Profiling options for multiple table

When profiling multiple tables, you can pass a list of dictionaries to apply different options to each one. Wildcard patterns are supported, allowing you to match table names and apply specific options based on those patterns.

from databricks.labs.dqx.profiler.profiler import DQProfiler
from databricks.sdk import WorkspaceClient

ws = WorkspaceClient()
profiler = DQProfiler(ws)

tables = [
"dqx.bronze.table_001",
"dqx.silver.table_001",
"dqx.silver.table_002",
]

# Custom options with wildcard patterns
custom_table_options = [
{
"table": "*", # matches all tables by pattern
"options": {"sample_fraction": 0.5}
},
{
"table": "dqx.silver.*", # matches tables in the 'dqx.silver' schema by pattern
"options": {"num_sigmas": 5}
},
{
"table": "dqx.silver.table_*", # matches tables in 'dqx.silver' schema and having 'table_' prefix
"options": {"num_sigmas": 5}
},
{
"table": "dqx.silver.table_002", # matches a specific table, overrides generic option
"options": {"sample_fraction": 0.1}
},
]

# Profile multiple tables using custom options
results = profiler.profile_tables(tables=tables, options=custom_table_options)

# Profile multiple tables by wildcard patterns using custom options
results = profiler.profile_tables(
patterns=["dqx.*"],
options=custom_table_options
)

Understanding summary statistics

How the data is profiled

To ensure efficiency, summary statistics are computed on a sampled subset of your data, not the entire dataset. By default, the profiler proceeds as follows:

  1. It samples the rows of the dataset you provide by using Spark’s DataFrame.sample (default sample_fraction = 0.3), which is probabilistic, hence the sampled row count is not guaranteed to be exact; the number may be slightly higher or lower.
  2. A limit is applied to the sampled rows (default limit = 1000).
  3. Statistics are computed on this final sampled-and-limited DataFrame.
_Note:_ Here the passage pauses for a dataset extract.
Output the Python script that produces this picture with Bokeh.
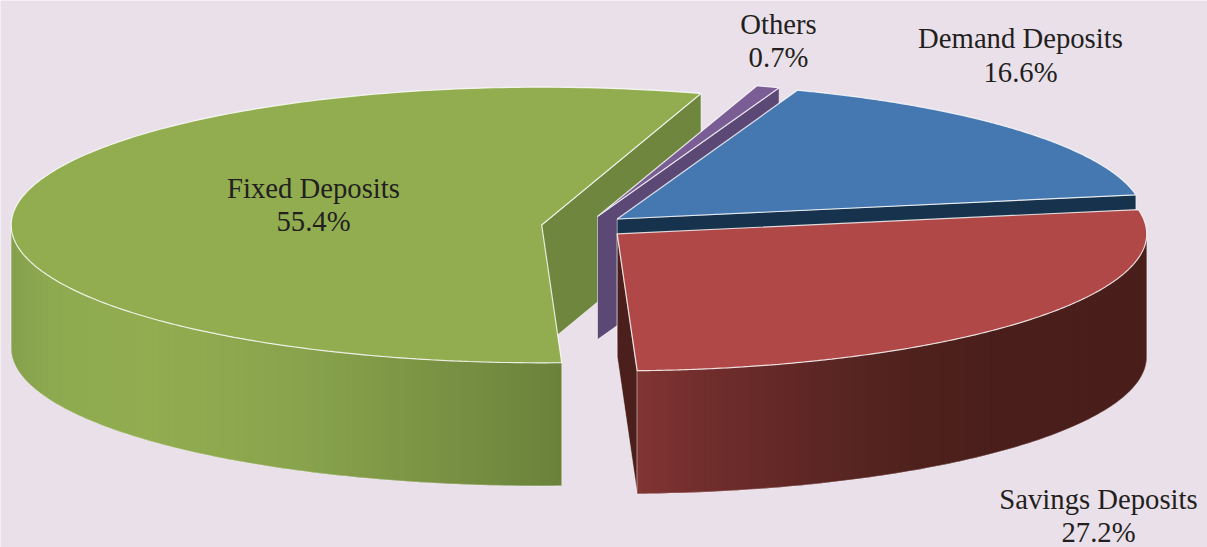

These are defaults that can be customized programmatically as detailed in the Profiling Options section, or via profiler_config in the configuration file if DQX is installed as a tool.
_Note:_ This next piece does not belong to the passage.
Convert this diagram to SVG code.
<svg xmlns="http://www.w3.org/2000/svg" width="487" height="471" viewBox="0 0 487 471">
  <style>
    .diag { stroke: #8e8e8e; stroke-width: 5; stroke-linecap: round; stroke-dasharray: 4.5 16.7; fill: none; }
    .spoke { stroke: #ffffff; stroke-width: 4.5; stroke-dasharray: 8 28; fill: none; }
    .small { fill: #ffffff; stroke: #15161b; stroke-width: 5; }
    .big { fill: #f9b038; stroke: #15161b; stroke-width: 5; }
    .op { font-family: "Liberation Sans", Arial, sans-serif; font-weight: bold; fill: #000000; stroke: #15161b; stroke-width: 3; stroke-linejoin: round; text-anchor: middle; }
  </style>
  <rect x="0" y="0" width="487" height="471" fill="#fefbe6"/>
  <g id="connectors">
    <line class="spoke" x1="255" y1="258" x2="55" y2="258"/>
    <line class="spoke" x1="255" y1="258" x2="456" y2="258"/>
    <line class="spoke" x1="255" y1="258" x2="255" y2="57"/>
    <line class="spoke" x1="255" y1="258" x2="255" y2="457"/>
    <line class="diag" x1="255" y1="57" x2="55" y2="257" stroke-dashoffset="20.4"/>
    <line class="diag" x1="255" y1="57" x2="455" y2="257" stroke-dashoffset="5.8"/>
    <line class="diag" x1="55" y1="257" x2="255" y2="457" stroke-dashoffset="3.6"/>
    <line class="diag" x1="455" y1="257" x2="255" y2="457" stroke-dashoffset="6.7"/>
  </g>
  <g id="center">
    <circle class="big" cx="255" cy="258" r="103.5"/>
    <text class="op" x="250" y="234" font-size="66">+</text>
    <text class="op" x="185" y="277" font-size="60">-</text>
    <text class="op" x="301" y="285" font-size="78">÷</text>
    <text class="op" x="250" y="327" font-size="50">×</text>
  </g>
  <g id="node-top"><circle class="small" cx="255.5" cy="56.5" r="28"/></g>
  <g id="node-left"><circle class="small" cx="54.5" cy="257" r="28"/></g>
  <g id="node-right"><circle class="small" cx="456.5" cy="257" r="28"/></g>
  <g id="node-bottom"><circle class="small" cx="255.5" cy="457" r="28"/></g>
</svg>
Rule of thumb: count ≈ min(limit, sample_fraction × total_rows).

Summary Statistics Reference

FieldMeaningNotes
countRows actually profiled (after sampling and limit)≈ min(limit, sample_fraction × total_rows)
meanArithmetic average of non-null numeric valuesN/A for non-numeric
stddevSample standard deviation of non-null numeric valuesN/A for non-numeric
minSmallest non-null valueString = lexicographic; Date/Timestamp = earliest; Numeric = minimum
25 / 50 / 75Approximate 25th/50th/75th percentiles of non-null numeric valuesUses Spark approximate quantiles
maxLargest non-null valueString = lexicographic; Date/Timestamp = latest; Numeric = maximum
count_non_nullNumber of non-null entries within the profiled rows
count_nullNumber of null entries within the profiled rowscount_non_null + count_null = count

Performance considerations

When profiling large datasets, use sampling and limits for best performance.

# For large datasets, use aggressive sampling
large_dataset_opts = {
"sample_fraction": 0.01, # Sample only 1% for very large datasets
"limit": 10000, # Increase limit for better statistical accuracy
"sample_seed": 42, # Use consistent seed for reproducible results
}

# For medium datasets, use moderate sampling
medium_dataset_opts = {
"sample_fraction": 0.1, # Sample 10%
"limit": 5000, # Reasonable limit
}

# For small datasets, disable sampling
small_dataset_opts = {
"sample_fraction": None, # Use all data
"limit": None, # No limit
}
Profiling with sampled data

Summary statistics from limited samples may not reflect the characteristics of the overall dataset. Balance the sampling rate and limits with your desired profile accuracy. Manually review and tune rules generated from profiles on sample data to ensure correctness.